Coral Gables fraud arrest links gold bars scam to $2 million theft
Coral Gables police tied a 24-year-old suspect to a gold-bar scam that allegedly drained nearly $2 million from one woman.

Coral Gables police arrested Sumit Bahadur Pandey, 24, and linked him to a gold scheme that allegedly siphoned off nearly $2 million in bars and coins, a case that turns bullion’s safe-haven reputation into the scammer’s favorite disguise.
Pandey faces charges including grand theft, organized scheme to defraud, unlawful use of a two-way communication device, and falsely impersonating an officer during the commission of a felony. Investigators said he had already been arrested during a fraud probe in Carroll County, Arkansas, before a forensic search of a phone found on him surfaced WhatsApp messages tied to the Coral Gables case.
Those messages allegedly mapped out a victim’s vehicle, her location at a CVS on South Dixie Highway, and photographs and videos of gold bars, gold coins and cash. One confirmation image sent on January 21, investigators said, showed the recognizable archway at the Coral Gables CVS, a detail that helped anchor the exchange in a real-world place rather than a paper trail.
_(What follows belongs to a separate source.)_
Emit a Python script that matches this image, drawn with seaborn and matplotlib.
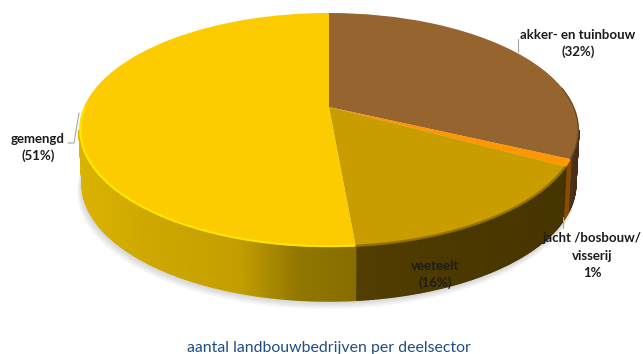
import numpy as np
import matplotlib
matplotlib.use("Agg")
import matplotlib.pyplot as plt
from matplotlib.transforms import Transform
import seaborn as sns

categories = ["akker- en tuinbouw", "jacht /bosbouw/", "veeteelt", "gemengd"]
values = [32, 1, 15.6, 51.4]
label_lines = [["akker- en tuinbouw", "(32%)"],
               ["jacht /bosbouw/", "visserij", "1%"],
               ["veeteelt", "(16%)"],
               ["gemengd", "(51%)"]]
title = "aantal landbouwbedrijven per deelsector"
face_colors = ["#96642f", "#ff9800", "#c99c00", "#fccb00"]


class Persp(Transform):
    input_dims = 2
    output_dims = 2
    has_inverse = False

    def __init__(self, cx, cy, a, p=0.1966, q=112.5):
        super().__init__()
        self.cx, self.cy, self.a, self.p, self.q = cx, cy, a, p, q

    def transform_non_affine(self, pts):
        pts = np.asarray(pts, float)
        w = 1 + self.p * pts[:, 1]
        return np.column_stack([self.cx + self.a * pts[:, 0] / w,
                                self.cy - self.q * pts[:, 1] / w])


def unit(t):
    r = np.radians(t)
    return np.column_stack([np.cos(r), np.sin(r)])


sns.set_theme(style="white")
plt.rcParams["font.family"] = ["Lato", "DejaVu Sans"]
fig = plt.figure(figsize=(6.43, 3.54), dpi=100)
ax = fig.add_axes([0, 0, 1, 1])

top = Persp(329, 107, 245)
bottom = Persp(329, 161, 242)

wedges, _ = ax.pie(values, colors=face_colors, startangle=90, counterclock=False)
ax.set_aspect("auto")
ax.set_xlim(0, 643)
ax.set_ylim(354, 0)
ax.set_axis_off()
for w in wedges:
    w.set_transform(top + ax.transData)
    w.set_edgecolor("none")
    w.set_zorder(4)

# soft shadow below the disc
circle = unit(np.linspace(0, 360, 181))
for i in range(1, 10):
    pts = Persp(329 - i * 0.3, 161 + i * 0.9, 242 + i * 0.25).transform_non_affine(circle)
    ax.fill(pts[:, 0], pts[:, 1], color="#707070", alpha=0.035, lw=0, zorder=0)

# side wall, shaded along x
wall_x = [[560, 580], [560, 580], [350, 450, 575], [80, 150, 240, 300, 355]]
wall_rgb = [[(95, 62, 30), (70, 45, 22)],
            [(140, 80, 0), (130, 72, 0)],
            [(82, 62, 0), (76, 57, 0), (70, 52, 0)],
            [(219, 178, 0), (206, 168, 0), (195, 158, 0), (145, 118, 0), (135, 110, 0)]]
t_right, t_left = -11.3, -168.7
for w, xs, rgb in zip(wedges, wall_x, wall_rgb):
    a, b = max(w.theta1, t_left), min(w.theta2, t_right)
    if a >= b:
        continue
    ts = np.linspace(a, b, max(2, int((b - a) * 2) + 1))
    up, lo = top.transform_non_affine(unit(ts)), bottom.transform_non_affine(unit(ts))
    rgb = np.array(rgb, float) / 255
    for i in range(len(ts) - 1):
        xm = (up[i, 0] + up[i + 1, 0]) / 2
        col = [np.interp(xm, xs, rgb[:, c]) for c in range(3)]
        poly = np.vstack([up[i], up[i + 1], lo[i + 1], lo[i]])
        ax.fill(poly[:, 0], poly[:, 1], facecolor=col, edgecolor=col, lw=1.0, zorder=2)

# bevel on the front rim
yellow, veeteelt = wedges[3], wedges[2]
ts = np.linspace(-180, yellow.theta2 if yellow.theta2 < -85 else -85, 120)
edge = top.transform_non_affine(unit(ts) * 0.995)
ax.plot(edge[:, 0], edge[:, 1], color="#ffe600", lw=1.5, zorder=5, solid_capstyle="butt")
ts = np.linspace(veeteelt.theta1, veeteelt.theta2, 60)
edge = top.transform_non_affine(unit(ts) * 0.997)
ax.plot(edge[:, 0], edge[:, 1], color="#8a6b00", lw=1.8, alpha=0.8, zorder=5, solid_capstyle="butt")
ts = np.linspace(wedges[0].theta1, 10, 30)
edge = top.transform_non_affine(unit(ts) * 0.998)
ax.plot(edge[:, 0], edge[:, 1], color="#5e3c1c", lw=1.0, alpha=0.7, zorder=5)

# leader lines
for xs, ys in [([68, 74, 79], [143, 143, 113]), ([518, 518], [39, 52]), ([563, 563], [217, 228])]:
    ax.plot(xs, ys, color="#a6a6a6", lw=0.8, zorder=6)

# labels
positions = [(578, [35, 52]), (592, [238, 256, 273]), (435, [266, 283]), (38, [139, 156])]
for lines, (x, ys) in zip(label_lines, positions):
    for line, y in zip(lines, ys):
        ax.text(x, y, line, ha="center", va="center", fontsize=9.5, fontweight="bold",
                color="#1c1c1c", zorder=7)

ax.text(329, 348, title, ha="center", va="center", fontsize=11.4, color="#1f4e87", zorder=7)

fig.savefig("out.png", dpi=100, facecolor="white")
The victim, whom Coral Gables police identified and interviewed on March 19, told investigators she had been contacted in mid-2025 by someone posing as a federal agent named “Lucas.” Using unregistered phone numbers, the caller allegedly warned her that her accounts were compromised and pushed her to buy physical gold so her assets could be placed into “federal protection.” That pitch is the scam’s core seduction: it borrows the authority of government, then weaponizes gold’s prestige as a supposedly untouchable store of value.
Instead of a verified bank or dealer custody arrangement, the woman wired funds to a local dealer and later handed over the metal in parking lots at the CVS or a nearby Shake Shack. On January 21, she gave Pandey gold valued at nearly $180,000. By the time detectives traced the operation, the alleged theft had grown into a near-$2 million loss.
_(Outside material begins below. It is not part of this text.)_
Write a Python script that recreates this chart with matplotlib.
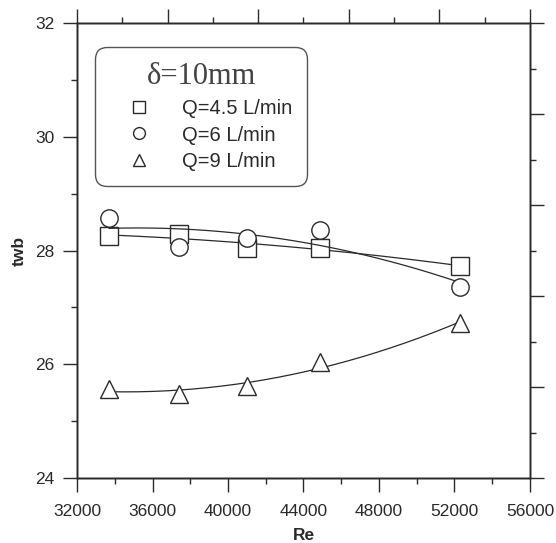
import numpy as np
import matplotlib
matplotlib.use("Agg")
import matplotlib.pyplot as plt
from matplotlib.ticker import MultipleLocator
from matplotlib.lines import Line2D

plt.rcParams['font.family'] = ['Liberation Sans', 'DejaVu Sans']

# data
re_vals = [33700, 37400, 41000, 44900, 52300]
twb_q45 = [28.25, 28.29, 28.04, 28.05, 27.73]
twb_q6 = [28.57, 28.07, 28.22, 28.36, 27.36]
twb_q9 = [25.57, 25.47, 25.62, 26.04, 26.72]
labels = ['Q=4.5 L/min', 'Q=6 L/min', 'Q=9 L/min']
markers = ['s', 'o', '^']

ink = '#2a2a2a'

fig = plt.figure(figsize=(5.56, 5.43), dpi=100)
ax = fig.add_axes([0.1385, 0.1197, 0.8147, 0.8379])

xs = np.linspace(re_vals[0], re_vals[-1], 200)
for ys, m in zip([twb_q45, twb_q6, twb_q9], markers):
    # second order fit curve through each series
    c = np.polyfit(re_vals, ys, 2)
    ax.plot(xs, np.polyval(c, xs), color=ink, lw=0.9)
    ax.plot(re_vals, ys, ls='none', marker=m, ms=13 if m != 'o' else 12.5,
            mfc='white', mec=ink, mew=1.0)

ax.set_xlim(32000, 56000)
ax.set_ylim(24, 32)
ax.xaxis.set_major_locator(MultipleLocator(4000))
ax.xaxis.set_minor_locator(MultipleLocator(2000))
ax.yaxis.set_major_locator(MultipleLocator(2))
ax.yaxis.set_minor_locator(MultipleLocator(1))
ax.tick_params(which='both', direction='out', color=ink, width=1, labelsize=12.5,
               labelcolor=ink)
ax.tick_params(which='major', length=10)
ax.tick_params(which='minor', length=4)
ax.tick_params(axis='x', which='major', pad=9)
ax.tick_params(axis='y', which='major', pad=6)
for s in ax.spines.values():
    s.set_color(ink)
    s.set_linewidth(1)

# top and right axes have their own tick spacing
axr = ax.twinx()
axr.set_ylim(0, 10)
axr.yaxis.set_major_locator(MultipleLocator(2))
axr.yaxis.set_minor_locator(MultipleLocator(1))
axr.tick_params(which='both', direction='out', color=ink, width=1, labelright=False)
axr.tick_params(which='major', length=10)
axr.tick_params(which='minor', length=4)
axt = ax.twiny()
axt.set_xlim(0, 10)
axt.xaxis.set_major_locator(MultipleLocator(2))
axt.xaxis.set_minor_locator(MultipleLocator(1))
axt.tick_params(which='both', direction='out', color=ink, width=1, labeltop=False)
axt.tick_params(which='major', length=10)
axt.tick_params(which='minor', length=4)
for a in (axr, axt):
    for s in a.spines.values():
        s.set_color(ink)
        s.set_linewidth(1)

ax.set_xlabel('Re', fontsize=12.5, color=ink, fontweight='semibold')
ax.set_ylabel('twb', fontsize=12.5, color=ink, fontweight='semibold')
ax.xaxis.set_label_coords(0.5, -0.11)
ax.yaxis.set_label_coords(-0.11, 0.5)

handles = [Line2D([], [], ls='none', marker=m, ms=9 if m != 'o' else 8.5,
                  mfc='white', mec=ink, mew=1.0) for m in markers]
leg = axt.legend(handles, labels, loc='upper left', bbox_to_anchor=(0.04, 0.947),
                 bbox_transform=ax.transAxes, title='δ=10mm',
                 title_fontproperties={'family': 'Liberation Serif', 'size': 22},
                 fontsize=14.5, frameon=True, fancybox=True, edgecolor=ink,
                 borderpad=0.75, handletextpad=0.65, labelspacing=0.38,
                 borderaxespad=0, handlelength=2.9)
leg.get_frame().set_linewidth(1.0)
leg.get_frame().set_boxstyle('round', pad=0, rounding_size=0.6)
for t in leg.get_texts():
    t.set_color(ink)
leg.get_title().set_color('#444444')

fig.savefig('out.png', dpi=100)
The Coral Gables case sits inside a much larger fraud pattern that has moved steadily toward precious metals. The FBI warned in January 2024 that courier scams involving cash and precious metals had generated more than $55 million in losses from May to December 2023. ABC News reported in February 2025 that victims of gold-bar courier scams had reported $126 million in losses in 2024, and FBI Boston warned in September 2025 that criminals were increasingly using couriers to collect bulk cash or gold bars, often from elderly victims.
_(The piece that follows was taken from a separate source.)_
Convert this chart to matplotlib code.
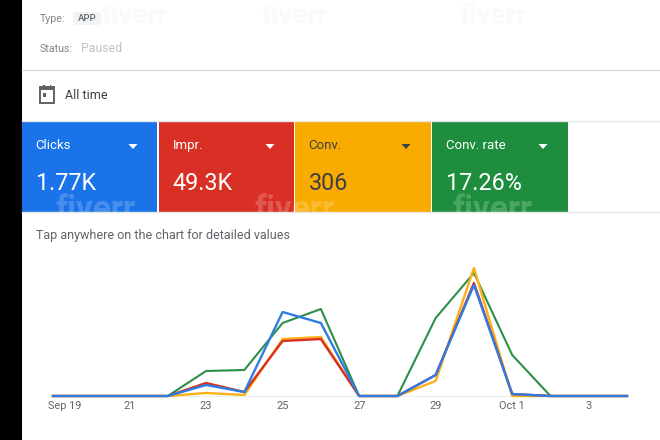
import matplotlib
matplotlib.use('Agg')
import matplotlib.pyplot as plt
from matplotlib.patches import Rectangle, Polygon, FancyBboxPatch
from matplotlib.transforms import ScaledTranslation

plt.rcParams['font.family'] = ['Roboto', 'DejaVu Sans']

days = [19, 20, 21, 22, 23, 24, 25, 26, 27, 28, 29, 30, 31, 32, 33, 34]
green = [0, 0, 0, 0, 25, 26, 73, 87, 0, 0, 78, 123, 41, 0, 0, 0]
yellow = [0, 0, 0, 0, 3, 1, 57, 59, 0, 0, 15, 128, 0, 0, 0, 0]
red = [0, 0, 0, 0, 13, 4, 55, 57, 0, 0, 21, 113, 2, 0, 0, 0]
blue = [0, 0, 0, 0, 11, 4, 84, 73, 0, 0, 21, 111, 2, 0, 0, 0]

tick_days = [19, 21, 23, 25, 27, 29, 31, 33]
tick_labels = ['Sep 19', '21', '23', '25', '27', '29', 'Oct 1', '3']

card_names = ['Clicks', 'Impr.', 'Conv.', 'Conv. rate']
card_values = ['1.77K', '49.3K', '306', '17.26%']
card_colors = ['#1a73e8', '#d93025', '#f9ab00', '#1e8e3e']
card_left = [22, 159, 295, 432]
card_right = [157, 294, 431, 568]
card_text = ['white', 'white', '#3c4043', 'white']

W, H = 660, 440
fig = plt.figure(figsize=(6.6, 4.4), dpi=100, facecolor='white')

# page layer in pixel coordinates
bg = fig.add_axes([0, 0, 1, 1])
bg.set_xlim(0, W)
bg.set_ylim(H, 0)
bg.axis('off')

bg.add_patch(Rectangle((0, 0), 22, H, color='black', lw=0))
bg.plot([22, W], [70.5, 70.5], color='#dcdcdc', lw=1)
bg.plot([22, W], [121, 121], color='#e6e6e6', lw=1)
bg.plot([22, W], [212.5, 212.5], color='#e6e6e6', lw=1)

# top watermark, very faint
for wx in [135, 295, 493]:
    bg.text(wx, 17, 'fiverr', fontsize=20, color='#fafafa', ha='center', va='center',
            fontweight='bold', zorder=0)

# header
bg.text(40, 18.5, 'Type:', fontsize=7.7, color='#80868b', va='center')
bg.add_patch(FancyBboxPatch((73, 12), 28, 13, boxstyle='round,pad=0,rounding_size=3',
                            color='#f1f3f4', lw=0))
bg.text(87, 18.5, 'APP', fontsize=6.8, color='#5f6368', va='center', ha='center',
        fontweight='medium')
bg.text(40, 48.5, 'Status:', fontsize=7.7, color='#80868b', va='center')
bg.text(81, 48.5, 'Paused', fontsize=8.8, color='#bdc1c6', va='center')

# calendar icon
bg.add_patch(Rectangle((39.5, 87.5), 14.5, 15.5, fc='none', ec='#5f6368', lw=1.4))
bg.add_patch(Rectangle((39.5, 87), 14.5, 3, color='#5f6368', lw=0))
bg.add_patch(Rectangle((43, 85.5), 1.6, 3, color='#5f6368', lw=0))
bg.add_patch(Rectangle((49.5, 85.5), 1.6, 3, color='#5f6368', lw=0))
bg.add_patch(Rectangle((42.5, 93.5), 3.2, 3.2, color='#5f6368', lw=0))
bg.text(65, 95.5, 'All time', fontsize=9, color='#3c4043', va='center')

# metric cards
for name, value, color, x0, x1, tc in zip(card_names, card_values, card_colors,
                                          card_left, card_right, card_text):
    bg.add_patch(Rectangle((x0, 121), x1 - x0, 91, color=color, lw=0))
    bg.text(x0 + 13.5, 145.5, name, fontsize=9.5, color=tc, va='center')
    bg.text(x0 + 13.5, 183, value, fontsize=16.8, color=tc, va='center')
    tx = x0 + 111
    bg.add_patch(Polygon([[tx - 4.5, 144], [tx + 4.5, 144], [tx, 149]], color=tc, lw=0))

# watermark on the cards
for wx in [96, 295, 493]:
    bg.text(wx, 210, 'fiverr', fontsize=24, color='white', alpha=0.2, ha='center',
            va='center', fontweight='bold')

bg.text(36, 235, 'Tap anywhere on the chart for detailed values', fontsize=9,
        color='#5f6368', va='center')

# chart
ax = fig.add_axes([53 / W, 1 - 396 / H, (627 - 53) / W, 128 / H])
ax.patch.set_alpha(0)
ax.set_xlim(19, 34)
ax.set_ylim(0, 128)
for s in ['top', 'left', 'right']:
    ax.spines[s].set_visible(False)
ax.spines['bottom'].set_color('#eeeeee')
ax.set_yticks([])
ax.set_xticks(tick_days)
ax.set_xticklabels(tick_labels, fontsize=7.9, color='#5f6368')
ax.tick_params(axis='x', length=0, pad=3.5)
# first label sits to the right of its tick
first = ax.get_xticklabels()[0]
first.set_transform(first.get_transform() + ScaledTranslation(12 / 100, 0, fig.dpi_scale_trans))

ax.plot(days, green, color='#2d8f47', lw=1.5, clip_on=False, zorder=3)
ax.plot(days, yellow, color='#fbb117', lw=1.7, clip_on=False, zorder=3)
ax.plot(days, red, color='#d93025', lw=1.7, clip_on=False, zorder=3)
ax.plot(days, blue, color='#2f7de1', lw=1.7, clip_on=False, zorder=3)

fig.savefig('out.png', dpi=100)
A February 2026 raid on jewelry stores in Georgia, Texas and Florida, in what authorities described as a more than $50 million gold-bar scam affecting hundreds of people, showed how fast the playbook has spread. The lesson is plain: real gold should come with real verification. No legitimate purchase ends in a parking lot, no federal protection arrives through an unregistered number, and no serious dealer asks buyers to surrender bars and coins to strangers in a strip-mall shadow.